Again working with data from the TCGA, Tsirigos’ team fed Inception genetic profiles for each tumor, along with the slide images. When they tested their system on new images, it was able to not only identify which ones showed cancerous tissue, but the genetic mutations of that particular tissue sample. The neural network had learned to notice extremely subtle changes to a tumor sample’s appearance, which pathologists cannot see. “These cancer-driving mutations appear to have microscopic effects that the algorithm can detect,” says Tsirigos. What those subtle changes are, however, “we don’t know. They’re buried [in the algorithm] and nobody really knows how to extract them.”
This is the black box problem of deep learning, but it’s especially pressing in medicine. Critics argue that these algorithms must first be made more transparent to their creators before going into widespread use. Otherwise, how will anyone be able to catch their inevitable failures, which may be the difference between a patient living and dying? But people like Olivier Elemento, director of the Caryl and Israel Englander Institute for Precision Medicine at Cornell, say it’d be stupid not to use a clinical test that gets the answers right 99 percent of the time, even without knowing how it works.
“Honestly, for an algorithm of this kind to be in a clinical test, it doesn’t need to have fully interpretable features, it just has to be reliable,” says Elemento. But getting near-perfect reliability isn’t so easy. Different hospitals handle their tumor samples using different instruments and protocols. Teaching one algorithm to navigate all that variability will be a steep task indeed.
But that’s what Tsirigos and his team plan to do. In the coming months, the researchers will keep training their AI program with more data from more varied sources. Then they’ll start thinking about spinning up a company to seek FDA approval.

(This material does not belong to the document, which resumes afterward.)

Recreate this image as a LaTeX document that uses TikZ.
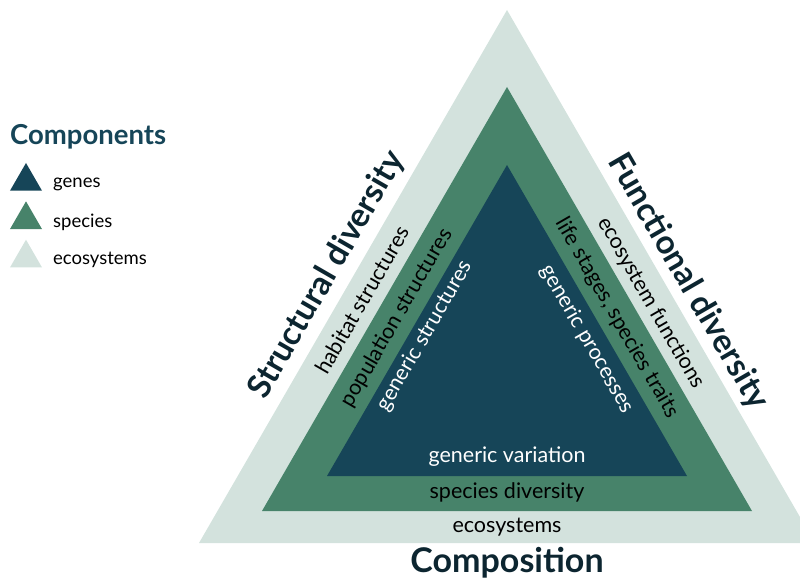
\documentclass[tikz,border=0pt]{standalone}
\usepackage{fontspec}
\setmainfont{Lato}
\usetikzlibrary{positioning,shapes.geometric}
\definecolor{ecocol}{HTML}{D3E2DD}
\definecolor{specol}{HTML}{47836A}
\definecolor{genecol}{HTML}{164558}
\definecolor{inkcol}{HTML}{0C2530}
\tikzset{
  band/.style={font=\fontsize{21.5}{23}\selectfont, inner sep=0pt},
  side/.style={font=\bfseries\fontsize{33}{35}\selectfont, text=inkcol, inner sep=0pt},
  keytri/.style={regular polygon, regular polygon sides=3, fill=#1, minimum size=37pt, inner sep=0pt},
  keylab/.style={font=\fontsize{18.5}{20}\selectfont, anchor=west, inner sep=0pt}
}
\begin{document}
\begin{tikzpicture}[x=1pt,y=-1pt]
	\clip (0,0) rectangle (800,580);
	% triangles
	\coordinate (ot) at (507,10);  \coordinate (ol) at (199,543); \coordinate (or) at (815,543);
	\coordinate (mt) at (507,87);  \coordinate (ml) at (262,511); \coordinate (mr) at (752,511);
	\coordinate (it) at (507,165); \coordinate (il) at (327,476); \coordinate (ir) at (687,476);
	\fill[ecocol] (ot) -- (ol) -- (or) -- cycle;
	\fill[specol] (mt) -- (ml) -- (mr) -- cycle;
	\fill[genecol] (it) -- (il) -- (ir) -- cycle;
	% bottom labels
	\node (gv) [band, text=white] at (507,457) {generic variation};
	\node (sd) [band] at (507,492) {species diversity};
	\node (ec) [band] at (507,527) {ecosystems};
	\node (comp) [side, font=\bfseries\fontsize{34}{36}\selectfont] at (507,563) {Composition};
	% left side
	\node (struct) [side, rotate=60] at (327,275) {Structural diversity};
	\node (hab) [band, rotate=60] at (362,300) {habitat structures};
	\node (pop) [band, rotate=60] at (397,318) {population structures};
	\node (gs) [band, rotate=60, text=white] at (425,336) {generic structures};
	% right side
	\node (func) [side, rotate=-60] at (688,282) {Functional diversity};
	\node (ef) [band, rotate=-60] at (651,303) {ecosystem functions};
	\node (life) [band, rotate=-60] at (617,318) {life stages, species traits};
	\node (gp) [band, rotate=-60, text=white] at (587,339) {generic processes};
	% legend
	\node (title) [font=\bfseries\fontsize{27.5}{30}\selectfont, text=genecol, anchor=west, inner sep=0pt] at (10,137) {Components};
	\node (kg) [keytri=genecol] at (26,181.5) {};
	\node (ks) [keytri=specol, below=10pt of kg] {};
	\node (ke) [keytri=ecocol, below=10pt of ks] {};
	\node (lg) [keylab] at (53,184) {genes};
	\node (ls) [keylab] at (53,222) {species};
	\node (le) [keylab] at (53,260) {ecosystems};
\end{tikzpicture}
\end{document}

Because of cost and time, sequencing of tumor samples isn’t always the standard of care in the US. Imagine being able to send in a digital photo of a tumor sample and get a diagnosis complete with viable treatment options almost instantaneously. That’s where this is all headed.

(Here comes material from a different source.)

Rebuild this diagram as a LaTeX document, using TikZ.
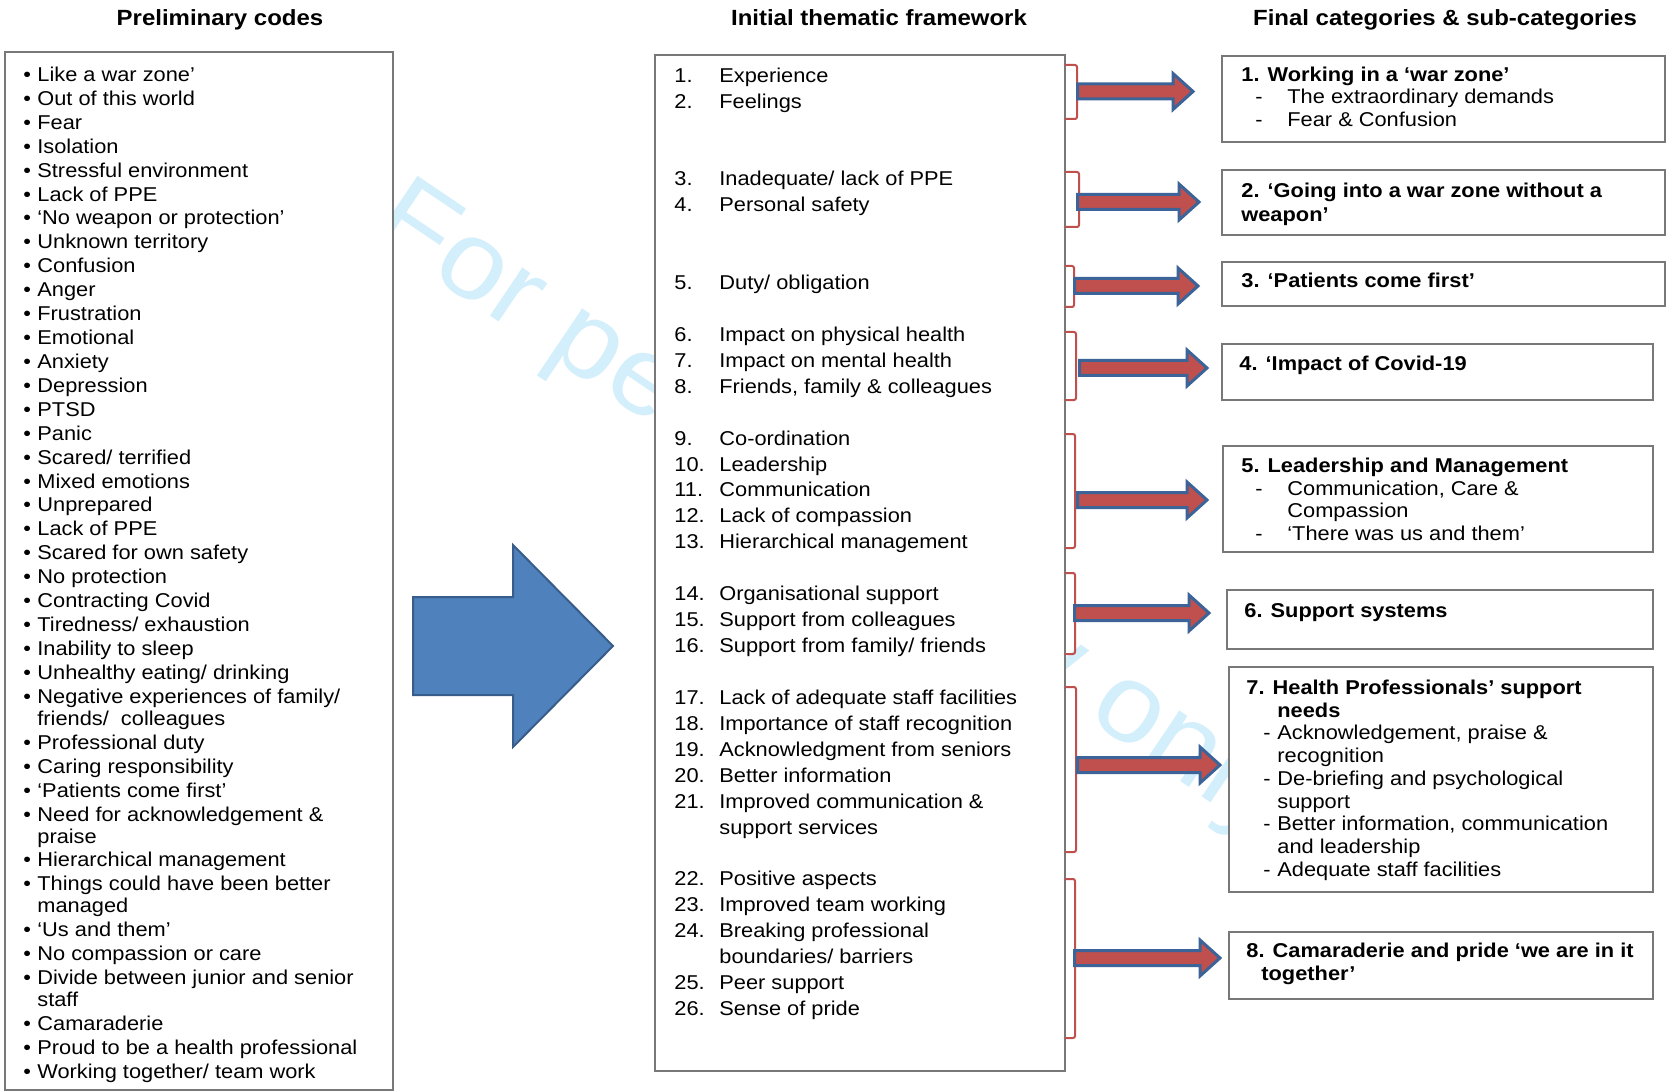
\documentclass[tikz,border=0pt]{standalone}
\usepackage{fontspec}
\setmainfont{Liberation Sans}[FakeStretch=1.09]
\usetikzlibrary{calc,fit}
\definecolor{boxgray}{RGB}{120,120,120}
\definecolor{brred}{RGB}{192,80,77}
\definecolor{arrblue}{RGB}{60,100,152}
\definecolor{bigfill}{RGB}{79,129,189}
\definecolor{bigline}{RGB}{56,93,138}
\definecolor{wmcyan}{RGB}{212,239,252}
\newcommand\bl{\makebox[7pt][l]{\textbullet}}
\newcommand\ct{\hspace*{7pt}}
\newcommand\nm[1]{\makebox[22.5pt][l]{#1}}
\newcommand\nc{\hspace*{22.5pt}}
\newcommand\fst{\rule{0pt}{8pt}}
\newcommand\ds[1]{\hspace*{#1}\makebox[16pt][l]{-}}
\newcommand\dsb{\hspace*{8.5pt}\makebox[7pt][l]{-}}
\newcommand\fatarrow[2]{%
  \draw[smallarrow] ($(#1)+(1.5,-7.5)$) -- ($(#2)+(-20,-7.5)$) -- ($(#2)+(-20,-18)$)
    -- (#2) -- ($(#2)+(-20,18)$) -- ($(#2)+(-20,7.5)$) -- ($(#1)+(1.5,7.5)$) -- cycle;}
\begin{document}
\begin{tikzpicture}[x=0.5pt,y=-0.5pt,
  panel/.style={draw=boxgray, line width=1pt, fill=white, inner sep=0pt},
  catbox/.style={draw=boxgray, line width=0.9pt, fill=white, inner sep=0pt},
  txt/.style={inner sep=0pt, anchor=north west, align=left},
  title/.style={inner sep=0pt, anchor=base, font=\fontsize{11}{13}\selectfont\bfseries},
  bracket/.style={draw=brred, line width=1pt, rounded corners=1pt},
  smallarrow/.style={fill=brred, draw=arrblue, line width=1.5pt, line join=miter},
  bigarrow/.style={fill=bigfill, draw=bigline, line width=1pt, line join=miter},
  wm/.style={text=wmcyan, inner sep=0pt, anchor=base west, rotate=-34, font=\fontsize{55}{55}\selectfont}]
\useasboundingbox (0,0) rectangle (1666,1091);
\fill[white] (0,0) rectangle (1666,1091);

% watermark
\node[wm] (wmark) at (367,233) {For peer review only};

% titles
\node[title] (h1) at (220,26) {Preliminary codes};
\node[title] (h2) at (879,26) {Initial thematic framework};
\node[title] (h3) at (1445,26) {Final categories \& sub-categories};

% left panel
\node[panel, fit={(5,52) (393,1090)}] (prelim) {};
\node[txt, font=\fontsize{10}{11}\selectfont] (plist) at (23,65) {\fst\bl Like a war zone’\\[0.96pt]
\bl Out of this world\\[0.96pt]
\bl Fear\\[0.96pt]
\bl Isolation\\[0.96pt]
\bl Stressful environment\\[0.96pt]
\bl Lack of PPE\\[0.96pt]
\bl ‘No weapon or protection’\\[0.96pt]
\bl Unknown territory\\[0.96pt]
\bl Confusion\\[0.96pt]
\bl Anger\\[0.96pt]
\bl Frustration\\[0.96pt]
\bl Emotional\\[0.96pt]
\bl Anxiety\\[0.96pt]
\bl Depression\\[0.96pt]
\bl PTSD\\[0.96pt]
\bl Panic\\[0.96pt]
\bl Scared/ terrified\\[0.96pt]
\bl Mixed emotions\\[0.96pt]
\bl Unprepared\\[0.96pt]
\bl Lack of PPE\\[0.96pt]
\bl Scared for own safety\\[0.96pt]
\bl No protection\\[0.96pt]
\bl Contracting Covid\\[0.96pt]
\bl Tiredness/ exhaustion\\[0.96pt]
\bl Inability to sleep\\[0.96pt]
\bl Unhealthy eating/ drinking\\[0.96pt]
\bl Negative experiences of family/\\
\ct friends/~ colleagues\\[0.96pt]
\bl Professional duty\\[0.96pt]
\bl Caring responsibility\\[0.96pt]
\bl ‘Patients come first’\\[0.96pt]
\bl Need for acknowledgement \&\\
\ct praise\\[0.96pt]
\bl Hierarchical management\\[0.96pt]
\bl Things could have been better\\
\ct managed\\[0.96pt]
\bl ‘Us and them’\\[0.96pt]
\bl No compassion or care\\[0.96pt]
\bl Divide between junior and senior\\
\ct staff\\[0.96pt]
\bl Camaraderie\\[0.96pt]
\bl Proud to be a health professional\\[0.96pt]
\bl Working together/ team work};

% big arrow
\draw[bigarrow] (413,597) -- (513,597) -- (513,545) -- (613,646) -- (513,747) -- (513,695) -- (413,695) -- cycle;

% middle panel
\node[panel, fit={(655,55) (1065,1071)}] (frame) {};
\node[txt, font=\fontsize{10}{13}\selectfont] (g1) at (674,66) {\fst\nm{1.}Experience\\ \nm{2.}Feelings};
\node[txt, font=\fontsize{10}{13}\selectfont] (g2) at (674,169.5) {\fst\nm{3.}Inadequate/ lack of PPE\\ \nm{4.}Personal safety};
\node[txt, font=\fontsize{10}{13}\selectfont] (g3) at (674,273) {\fst\nm{5.}Duty/ obligation};
\node[txt, font=\fontsize{10}{13}\selectfont] (g4) at (674,325) {\fst\nm{6.}Impact on physical health\\ \nm{7.}Impact on mental health\\ \nm{8.}Friends, family \& colleagues};
\node[txt, font=\fontsize{10}{12.875}\selectfont] (g5) at (674,429) {\fst\nm{9.}Co-ordination\\ \nm{10.}Leadership\\ \nm{11.}Communication\\ \nm{12.}Lack of compassion\\ \nm{13.}Hierarchical management};
\node[txt, font=\fontsize{10}{13}\selectfont] (g6) at (674,584) {\fst\nm{14.}Organisational support\\ \nm{15.}Support from colleagues\\ \nm{16.}Support from family/ friends};
\node[txt, font=\fontsize{10}{13}\selectfont] (g7) at (674,688) {\fst\nm{17.}Lack of adequate staff facilities\\ \nm{18.}Importance of staff recognition\\ \nm{19.}Acknowledgment from seniors\\ \nm{20.}Better information\\ \nm{21.}Improved communication \&\\ \nc support services};
\node[txt, font=\fontsize{10}{13}\selectfont] (g8) at (674,869) {\fst\nm{22.}Positive aspects\\ \nm{23.}Improved team working\\ \nm{24.}Breaking professional\\ \nc boundaries/ barriers\\ \nm{25.}Peer support\\ \nm{26.}Sense of pride};

% brackets
\draw[bracket] (1065,65) -- (1077,65) -- (1077,119) -- (1065,119);
\draw[bracket] (1065,172) -- (1079,172) -- (1079,227) -- (1065,227);
\draw[bracket] (1065,266) -- (1074,266) -- (1074,307) -- (1065,307);
\draw[bracket] (1065,332) -- (1076,332) -- (1076,400) -- (1065,400);
\draw[bracket] (1065,434) -- (1075,434) -- (1075,548) -- (1065,548);
\draw[bracket] (1065,573) -- (1075,573) -- (1075,654) -- (1065,654);
\draw[bracket] (1065,687) -- (1076,687) -- (1076,852) -- (1065,852);
\draw[bracket] (1065,879) -- (1075,879) -- (1075,1038) -- (1065,1038);

% right boxes
\node[catbox, fit={(1222,56) (1665,142)}] (c1) {};
\node[catbox, fit={(1222,170) (1665,235)}] (c2) {};
\node[catbox, fit={(1222,262) (1665,306)}] (c3) {};
\node[catbox, fit={(1222,344) (1653,400)}] (c4) {};
\node[catbox, fit={(1223,446) (1653,552)}] (c5) {};
\node[catbox, fit={(1227,590) (1653,649)}] (c6) {};
\node[catbox, fit={(1229,667) (1653,892)}] (c7) {};
\node[catbox, fit={(1229,932) (1653,999)}] (c8) {};

\node[txt, font=\fontsize{10}{11.25}\selectfont] (t1) at (1241,65) {\fst\textbf{1. Working in a ‘war zone’}\\ \ds{7pt}The extraordinary demands\\ \ds{7pt}Fear \& Confusion};
\node[txt, font=\fontsize{10}{12}\selectfont\bfseries] (t2) at (1241,181) {\fst 2. ‘Going into a war zone without a\\ weapon’};
\node[txt, font=\fontsize{10}{12}\selectfont\bfseries] (t3) at (1241,271) {\fst 3. ‘Patients come first’};
\node[txt, font=\fontsize{10}{12}\selectfont\bfseries] (t4) at (1239,354) {\fst 4. ‘Impact of Covid-19};
\node[txt, font=\fontsize{10}{11.33}\selectfont] (t5) at (1241,456) {\fst\textbf{5. Leadership and Management}\\ \ds{7pt}Communication, Care \&\\ \hspace*{23pt}Compassion\\ \ds{7pt}‘There was us and them’};
\node[txt, font=\fontsize{10}{12}\selectfont\bfseries] (t6) at (1244,601) {\fst 6. Support systems};
\node[txt, font=\fontsize{10}{11.375}\selectfont] (t7) at (1246,678) {\fst\textbf{7. Health Professionals’ support}\\
\hspace*{15.5pt}\textbf{needs}\\
\dsb Acknowledgement, praise \&\\
\hspace*{15.5pt}recognition\\
\dsb De-briefing and psychological\\
\hspace*{15.5pt}support\\
\dsb Better information, communication\\
\hspace*{15.5pt}and leadership\\
\dsb Adequate staff facilities};
\node[txt, font=\fontsize{10}{11.5}\selectfont\bfseries] (t8) at (1246,941) {\fst 8. Camaraderie and pride ‘we are in it\\ \hspace*{7.5pt}together’};

% arrows from brackets to categories
\coordinate (s1) at (1076,91.5); \coordinate (e1) at (1193,91.5);
\coordinate (s2) at (1076,202);  \coordinate (e2) at (1199,202);
\coordinate (s3) at (1073,286);  \coordinate (e3) at (1198,286);
\coordinate (s4) at (1078,368);  \coordinate (e4) at (1207,368);
\coordinate (s5) at (1076,500);  \coordinate (e5) at (1207,500);
\coordinate (s6) at (1073,613);  \coordinate (e6) at (1209,613);
\coordinate (s7) at (1076,765);  \coordinate (e7) at (1220,765);
\coordinate (s8) at (1073,958);  \coordinate (e8) at (1220,958);
\fatarrow{s1}{e1}
\fatarrow{s2}{e2}
\fatarrow{s3}{e3}
\fatarrow{s4}{e4}
\fatarrow{s5}{e5}
\fatarrow{s6}{e6}
\fatarrow{s7}{e7}
\fatarrow{s8}{e8}
\end{tikzpicture}
\end{document}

“The big question is, will this be trustworthy enough to replace current practice?” says Daniel Rubin, Director of Biomedical Informatics at the Stanford Cancer Institute. Not without a lot of future validation work, he says. But it does point toward a future where pathologists work in partnership with computers. “What this paper really shows is that there’s a lot more information in the images than what a human being can pull out.”
That’s a theme beyond just digital pathology. With Google and other companies making state-of-the-art algorithms available as open-source code, researchers can now start an AI project of their own with relative ease. With just a bit of customization, those neural nets are ready to be set loose on a mountain of biomedical image data, not just tumor images.
I ask Tsirigos if he’s had any trouble finding fellow pathologists to volunteer to train up his cancer-classifier. He laughs. In the beginning, he says he was afraid to ask anyone at NYU to join the project. After all, they’d be helping to create a future competitor. But in the end, recruitment proved easy. People were curious to see what Inception could do. Not just for lung cancer, but for their own projects too. They’re not worried about being replaced, says Tsirigos, they’re excited about being able to ask deeper questions because the machine is taking care of the simple ones. Leave the object recognition to the machines, and there’s still plenty medicine left for the humans.